The Northern Pacific Land Grant was 100 miles wide and 2000 miles long. At 39 million acres, it was almost the size of the state of Washington. In Montana the grant was centered roughly along the courses of the Yellowstone and Clark Fork Rivers, and extended 50 miles to the North and 50 miles to the South of the centerline.

The land grant was not in a solid block, but consisted of every other square mile of land, creating a checkerboard pattern still seen on today’s maps. Most of that land is still owned by Plum Creek Timber REIT.

In 1864 banks were unwilling to finance such a huge and risky undertaking, so the Federal government, believing the railroad was important to Western expansion, did.

The railway was to use proceeds from the sale of those lands to pay for the cost of construction. Five years after the completion of the railroad, any remaining land was to be sold for $2.50 an acre to the public. It never happened.

By 1870 construction had still not begun, and Congress was persuaded to modify and extend the terms of the grant. Under the new terms, if the railroad ever failed financially, the grant lands were to be sold at local auction, and in any case, still opened to homesteaders. The railroad failed in 1873 and again in 1893, but the lands never left their control.

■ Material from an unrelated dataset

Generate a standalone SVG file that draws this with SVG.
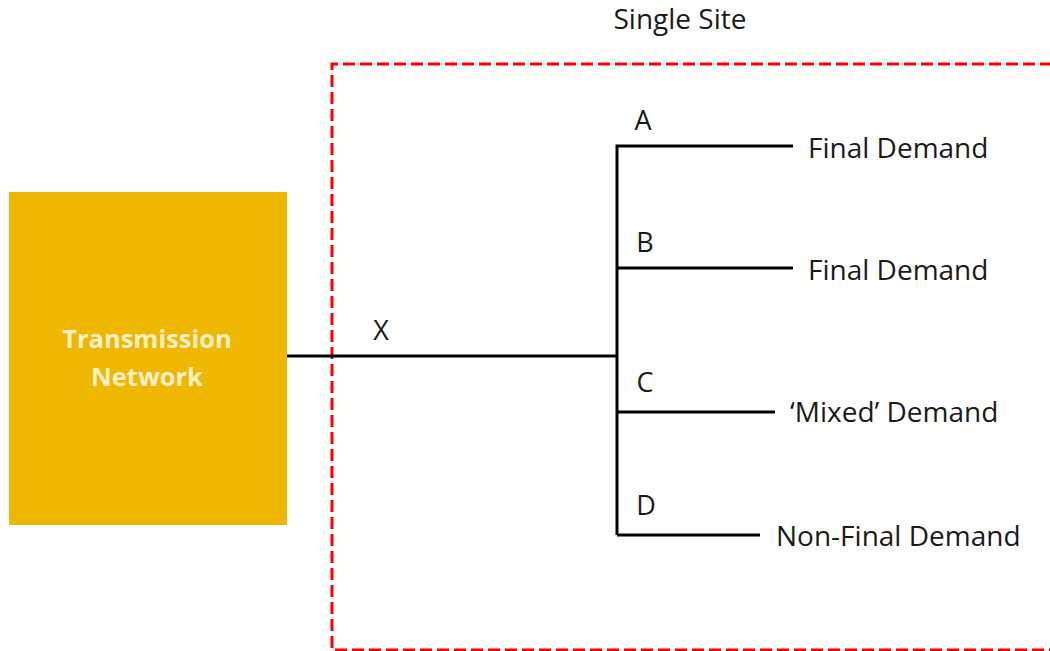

An investigation into the abuses of the grant was launched by the Coolidge administration in 1924. The U.S. Attorney General advised Congress that they could declare the land grant forfeited, and Congress directed the Attorney General to take the railroad to court. But the 1940 Supreme Court ruling in the case left the status quo pretty much in place.

Plum Creek Timber Company REIT now holds about 1.3 million acres in Montana.

For the majority of the time the Northern Pacific lands were used for timber and mineral extraction, but beginning around 2001 Plum Creek began to look at selling recreational parcels as a more profitable alternative to timber management.

Nationally, Plum Creek sold 1,075 acres of development property in 2005 for about $9 million, and expect 2006 sales of development property to total $60 million, according to their 2006 annual report.

Plum Creek has previously put up 10,000 acres in the Seeley Swan for sale at $7000 an acre. I don’t need to tell you that this is beyond the reach of Montana’s working families.

What’s in store for Montana may be presaged by developments in Maine, where in 1998 Plum Creek bought 900,000 acres from the South African Paper Products Company (SAPPI). Plum Creek said they did not intend to subdivide the property, but in 2002 they created an 89 lot lakefront subdivision.

Again in 2004 Plum Creek announced that they would develop 14,000 acres for subdivision. 6000 acres would contain 1000 “camp lots” some on lakefronts and some just behind the lakefront lots; 6000 acres would be devoted to resorts, and 1000 acres each for a business park and affordable housing.

Indications are good that similar intentions could be in store for Montana.

Plum Creek has been willing to work with conservation organizations to set aside land in conservation easements to protect habitat. Supporters feel that this shows commitment to local concerns on Plum Creek’s part, skeptics see the move as a tactic to gain acceptance of the development plans. Whichever it is, the profits are tax free to the company, and the original cost of the land was zip.